I do not think we are wrinkled or dried up in our antiquity; the river keeps us from that, for Narcissus would not have pined for himself if he had not been interesting. But we honestly like what we used to be, and temper the inevitable change as fast as it comes with the staid ripeness we feel sure Our Town possesses. We fought trolleys, but found that when the old horse died, these noisy breakersin on our country haunts “ did ” pretty well. When the girls’ school landed in the night, as it were, and grew under our eyes into a college, we stretched our arms conclusively after proving that “ female ” education was pernicious, — and invited the President to tea. So it goes. Naturally, simply, though some thought it was wanton at first. The minister — he was born in Our Town — preached on that one Sunday and showed why.

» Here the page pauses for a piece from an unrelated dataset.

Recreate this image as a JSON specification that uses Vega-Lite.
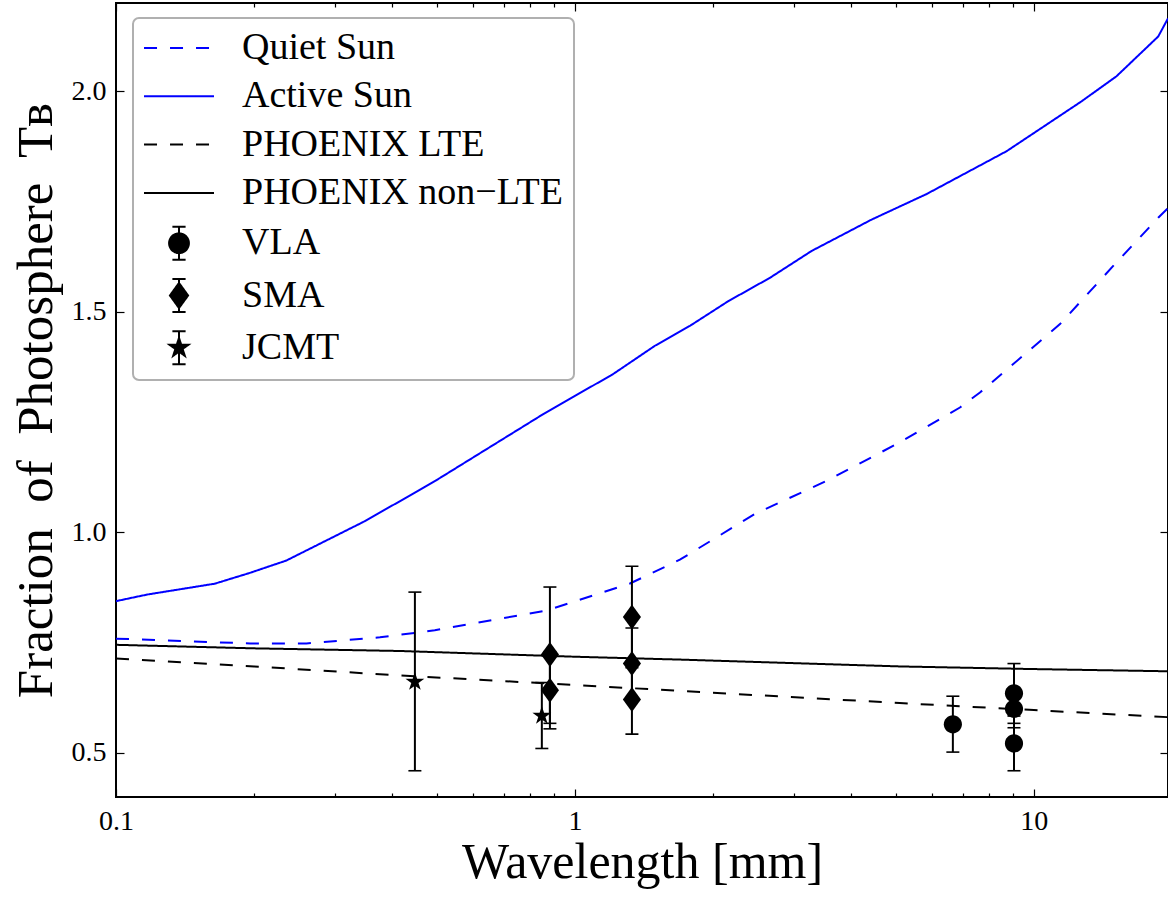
{
  "$schema": "https://vega.github.io/schema/vega-lite/v6.json",
  "width": 1052,
  "height": 794,
  "autosize": {"type": "none"},
  "padding": {"left": 116, "top": 3, "right": 0, "bottom": 100},
  "background": "white",
  "config": {
    "view": {"stroke": "black", "strokeWidth": 2},
    "axis": {
      "labelFont": "Liberation Serif",
      "titleFont": "Liberation Serif",
      "labelColor": "black",
      "titleColor": "black",
      "tickColor": "black",
      "tickWidth": 1.2,
      "domain": false,
      "grid": false,
      "titleFontWeight": "normal",
      "labelFontSize": 28,
      "titleFontSize": 50,
      "labelFlush": false,
      "labelOverlap": false,
      "labelBound": false
    }
  },
  "datasets": {
    "lines": [
      {"series": "Quiet Sun", "wl": 0.1, "v": 0.759},
      {"series": "Quiet Sun", "wl": 0.196, "v": 0.748},
      {"series": "Quiet Sun", "wl": 0.26, "v": 0.748},
      {"series": "Quiet Sun", "wl": 0.376, "v": 0.762},
      {"series": "Quiet Sun", "wl": 0.495, "v": 0.778},
      {"series": "Quiet Sun", "wl": 0.868, "v": 0.823},
      {"series": "Quiet Sun", "wl": 1.318, "v": 0.884},
      {"series": "Quiet Sun", "wl": 1.693, "v": 0.938},
      {"series": "Quiet Sun", "wl": 2.47, "v": 1.042},
      {"series": "Quiet Sun", "wl": 3.54, "v": 1.117},
      {"series": "Quiet Sun", "wl": 5.02, "v": 1.2},
      {"series": "Quiet Sun", "wl": 6.9, "v": 1.283},
      {"series": "Quiet Sun", "wl": 7.63, "v": 1.317},
      {"series": "Quiet Sun", "wl": 11.4, "v": 1.472},
      {"series": "Quiet Sun", "wl": 14.89, "v": 1.604},
      {"series": "Quiet Sun", "wl": 18.66, "v": 1.713},
      {"series": "Quiet Sun", "wl": 19.6, "v": 1.735},
      {"series": "Active Sun", "wl": 0.1, "v": 0.844},
      {"series": "Active Sun", "wl": 0.117, "v": 0.859},
      {"series": "Active Sun", "wl": 0.164, "v": 0.8835},
      {"series": "Active Sun", "wl": 0.195, "v": 0.9075},
      {"series": "Active Sun", "wl": 0.235, "v": 0.936},
      {"series": "Active Sun", "wl": 0.345, "v": 1.023},
      {"series": "Active Sun", "wl": 0.45, "v": 1.091},
      {"series": "Active Sun", "wl": 0.504, "v": 1.121},
      {"series": "Active Sun", "wl": 0.853, "v": 1.268},
      {"series": "Active Sun", "wl": 1.212, "v": 1.359},
      {"series": "Active Sun", "wl": 1.494, "v": 1.423},
      {"series": "Active Sun", "wl": 1.78, "v": 1.468},
      {"series": "Active Sun", "wl": 2.158, "v": 1.524},
      {"series": "Active Sun", "wl": 2.66, "v": 1.577},
      {"series": "Active Sun", "wl": 3.28, "v": 1.638},
      {"series": "Active Sun", "wl": 4.43, "v": 1.709},
      {"series": "Active Sun", "wl": 5.84, "v": 1.767},
      {"series": "Active Sun", "wl": 8.72, "v": 1.864},
      {"series": "Active Sun", "wl": 12.7, "v": 1.977},
      {"series": "Active Sun", "wl": 15.14, "v": 2.034},
      {"series": "Active Sun", "wl": 18.66, "v": 2.124},
      {"series": "Active Sun", "wl": 19.6, "v": 2.165},
      {"series": "PHOENIX LTE", "wl": 0.1, "v": 0.714},
      {"series": "PHOENIX LTE", "wl": 0.2, "v": 0.696},
      {"series": "PHOENIX LTE", "wl": 0.416, "v": 0.6755},
      {"series": "PHOENIX LTE", "wl": 1, "v": 0.654},
      {"series": "PHOENIX LTE", "wl": 1.693, "v": 0.6405},
      {"series": "PHOENIX LTE", "wl": 5.1, "v": 0.613},
      {"series": "PHOENIX LTE", "wl": 10, "v": 0.597},
      {"series": "PHOENIX LTE", "wl": 19.6, "v": 0.581},
      {"series": "PHOENIX non−LTE", "wl": 0.1, "v": 0.745},
      {"series": "PHOENIX non−LTE", "wl": 0.2, "v": 0.737},
      {"series": "PHOENIX non−LTE", "wl": 0.416, "v": 0.731},
      {"series": "PHOENIX non−LTE", "wl": 1, "v": 0.718},
      {"series": "PHOENIX non−LTE", "wl": 1.693, "v": 0.7115},
      {"series": "PHOENIX non−LTE", "wl": 5.1, "v": 0.696},
      {"series": "PHOENIX non−LTE", "wl": 10, "v": 0.69},
      {"series": "PHOENIX non−LTE", "wl": 19.6, "v": 0.685}
    ],
    "obs": [
      {"series": "JCMT", "wl": 0.448, "v": 0.661, "lo": 0.4595, "hi": 0.8645},
      {"series": "JCMT", "wl": 0.847, "v": 0.584, "lo": 0.51, "hi": 0.6595},
      {"series": "SMA", "wl": 0.882, "v": 0.723, "lo": 0.567, "hi": 0.876},
      {"series": "SMA", "wl": 0.882, "v": 0.642, "lo": 0.5545, "hi": 0.7295},
      {"series": "SMA", "wl": 1.331, "v": 0.808, "lo": 0.693, "hi": 0.923},
      {"series": "SMA", "wl": 1.331, "v": 0.7025, "lo": 0.622, "hi": 0.783},
      {"series": "SMA", "wl": 1.331, "v": 0.621, "lo": 0.5425, "hi": 0.7},
      {"series": "VLA", "wl": 6.66, "v": 0.565, "lo": 0.5018, "hi": 0.6285},
      {"series": "VLA", "wl": 9.05, "v": 0.635, "lo": 0.567, "hi": 0.7025},
      {"series": "VLA", "wl": 9.05, "v": 0.6, "lo": 0.557, "hi": 0.643},
      {"series": "VLA", "wl": 9.05, "v": 0.5215, "lo": 0.4595, "hi": 0.5835}
    ]
  },
  "resolve": {"axis": {"x": "independent", "y": "independent"}},
  "layer": [
    {
      "data": {"name": "lines"},
      "mark": {"type": "line", "strokeWidth": 2, "clip": true},
      "encoding": {
        "x": {"field": "wl", "type": "quantitative",
          "scale": {"type": "log", "domain": [0.1, 19.6], "nice": false},
          "axis": {"orient": "bottom", "values": [0.1, 1, 10], "format": "~g", "tickSize": -8, "labelPadding": 18, "title": "Wavelength [mm]", "titlePadding": 2}},
        "y": {"field": "v", "type": "quantitative",
          "scale": {"domain": [0.4, 2.2], "nice": false, "zero": false},
          "axis": {"orient": "left", "values": [0.5, 1, 1.5, 2], "format": ".1f", "tickSize": -8, "labelPadding": 18, "title": "Fraction\u00a0 of\u00a0 Photosphere\u00a0 Tʙ", "titleFontSize": 51, "titlePadding": 9}},
        "color": {"field": "series", "type": "nominal",
          "scale": {"domain": ["Quiet Sun", "Active Sun", "PHOENIX LTE", "PHOENIX non−LTE", "VLA", "SMA", "JCMT"],
                    "range": ["#0000ff", "#0000ff", "black", "black", "black", "black", "black"]},
          "legend": {
            "orient": "none", "legendX": 17, "legendY": 15,
            "title": null,
            "symbolSize": 1089,
            "symbolType": "stroke",
            "symbolStrokeWidth": 2,
            "labelFont": "Liberation Serif", "labelFontSize": 38, "labelColor": "black",
            "labelOffset": 60, "rowPadding": 10.3, "padding": 11,
            "labelLimit": 0,
            "strokeColor": "#b0b0b0", "fillColor": "white", "cornerRadius": 6,
            "encode": {
              "legend": {"update": {"strokeWidth": {"value": 2}}},
              "symbols": {
                "update": {
                  "x": {"value": 35},
                  "shape": {"signal": "datum.value === 'VLA' ? 'M-0.6,0A0.6,0.6,0,1,1,0.6,0A0.6,0.6,0,1,1,-0.6,0ZM0,-1L0,1M-0.4,-1L0.4,-1M-0.4,1L0.4,1' : datum.value === 'SMA' ? 'M0,-0.76L0.55,0L0,0.76L-0.55,0ZM0,-1L0,1M-0.4,-1L0.4,-1M-0.4,1L0.4,1' : datum.value === 'JCMT' ? 'M0,-0.6L0.135,-0.185L0.571,-0.185L0.218,0.071L0.353,0.485L0,0.229L-0.353,0.485L-0.218,0.071L-0.571,-0.185L-0.135,-0.185ZM0,-1L0,1M-0.4,-1L0.4,-1M-0.4,1L0.4,1' : 'M-2.12,0L2.12,0'"},
                  "size": {"value": 1089},
                  "fill": {"signal": "indexof(['VLA','SMA','JCMT'], datum.value) >= 0 ? 'black' : 'transparent'"},
                  "stroke": {"signal": "indexof(['Quiet Sun','Active Sun'], datum.value) >= 0 ? '#0000ff' : 'black'"},
                  "strokeDash": {"signal": "indexof(['Quiet Sun','PHOENIX LTE'], datum.value) >= 0 ? [13,13] : [1,0]"},
                  "strokeWidth": {"value": 2},
                  "opacity": {"value": 1}
                }
              }
            }
          }},
        "strokeDash": {"field": "series", "type": "nominal",
          "scale": {"domain": ["Quiet Sun", "Active Sun", "PHOENIX LTE", "PHOENIX non−LTE"], "range": [[13, 13], [1, 0], [13, 13], [1, 0]]},
          "legend": null}
      }
    },
    {
      "data": {"name": "obs"},
      "mark": {"type": "rule", "color": "black", "strokeWidth": 2},
      "encoding": {
        "x": {"field": "wl", "type": "quantitative",
          "scale": {"type": "log", "domain": [0.1, 19.6], "nice": false},
          "axis": {"orient": "bottom", "values": [0.2, 0.3, 0.4, 0.5, 0.6, 0.7, 0.8, 0.9, 2, 3, 4, 5, 6, 7, 8, 9], "tickSize": -4, "labels": false, "title": null}},
        "y": {"field": "lo", "type": "quantitative",
          "scale": {"domain": [0.4, 2.2], "nice": false, "zero": false},
          "axis": {"orient": "right", "values": [0.5, 1, 1.5, 2], "tickSize": -8, "labels": false, "title": null}},
        "y2": {"field": "hi"}
      }
    },
    {
      "data": {"name": "obs"},
      "mark": {"type": "tick", "orient": "horizontal", "color": "black", "opacity": 1, "size": 13, "thickness": 1.6},
      "encoding": {
        "x": {"field": "wl", "type": "quantitative",
          "scale": {"type": "log", "domain": [0.1, 19.6], "nice": false},
          "axis": {"orient": "top", "values": [0.1, 1, 10], "tickSize": -8, "labels": false, "title": null}},
        "y": {"field": "lo", "type": "quantitative",
          "scale": {"domain": [0.4, 2.2], "nice": false, "zero": false}, "axis": null}
      }
    },
    {
      "data": {"name": "obs"},
      "mark": {"type": "tick", "orient": "horizontal", "color": "black", "opacity": 1, "size": 13, "thickness": 1.6},
      "encoding": {
        "x": {"field": "wl", "type": "quantitative",
          "scale": {"type": "log", "domain": [0.1, 19.6], "nice": false},
          "axis": {"orient": "top", "values": [0.2, 0.3, 0.4, 0.5, 0.6, 0.7, 0.8, 0.9, 2, 3, 4, 5, 6, 7, 8, 9], "tickSize": -4, "labels": false, "title": null}},
        "y": {"field": "hi", "type": "quantitative",
          "scale": {"domain": [0.4, 2.2], "nice": false, "zero": false}, "axis": null}
      }
    },
    {
      "data": {"name": "obs"},
      "mark": {"type": "point", "filled": true, "color": "black", "opacity": 1, "size": 1089, "strokeWidth": 0},
      "encoding": {
        "x": {"field": "wl", "type": "quantitative",
          "scale": {"type": "log", "domain": [0.1, 19.6], "nice": false}, "axis": null},
        "y": {"field": "v", "type": "quantitative",
          "scale": {"domain": [0.4, 2.2], "nice": false, "zero": false}, "axis": null},
        "shape": {"field": "series", "type": "nominal",
          "scale": {"domain": ["VLA", "SMA", "JCMT"],
                    "range": ["M-0.55,0A0.55,0.55,0,1,1,0.55,0A0.55,0.55,0,1,1,-0.55,0Z", "M0,-0.76L0.55,0L0,0.76L-0.55,0Z", "M0,-0.6L0.135,-0.185L0.571,-0.185L0.218,0.071L0.353,0.485L0,0.229L-0.353,0.485L-0.218,0.071L-0.571,-0.185L-0.135,-0.185Z"]},
          "legend": null}
      }
    }
  ]
}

I did n’t agree with him — logically. But the next night I rode in the newest and fastest motor-car in Our Town, a thing which seemed a sacrilege escaped from a paint-shop when it came. It still seemed a sacrilege as we slewed past the Curtis place under the trees, flared into the silent Main Street, and so out over the river on the covered white bridge; then across the meadows on the other side. But there I became reconciled. The long hummocky ridge of dark mountains lay to the South, under the moon, floating easily in the clouds. The musty fields smelled sweet of the new-cut grass and the up-turned furrow. Sections of white state-road fence dove by, curving into the culverts they guarded. Once in a while, from somewhere in the throat of the beast, came the singularly clear, insistent, at first tremulous call, speaking of road and mist and of the soul of the country whereof Our Town lay glistening on the hill — its heart. It may be foolish, it is illogical —I may have been carried away — but I returned again, jaded and jostled and sleepy, more in love with My Town than before, though I’d been,
Delos was Our Town, and we were back. The automobile slid off somewhere into the darkness, and as its red taillamp melted out, I walked up the boardwalk (that is our hay crop), and watched the moon,—foolishly enough. Presently Our Town slept. The College clock struck ten.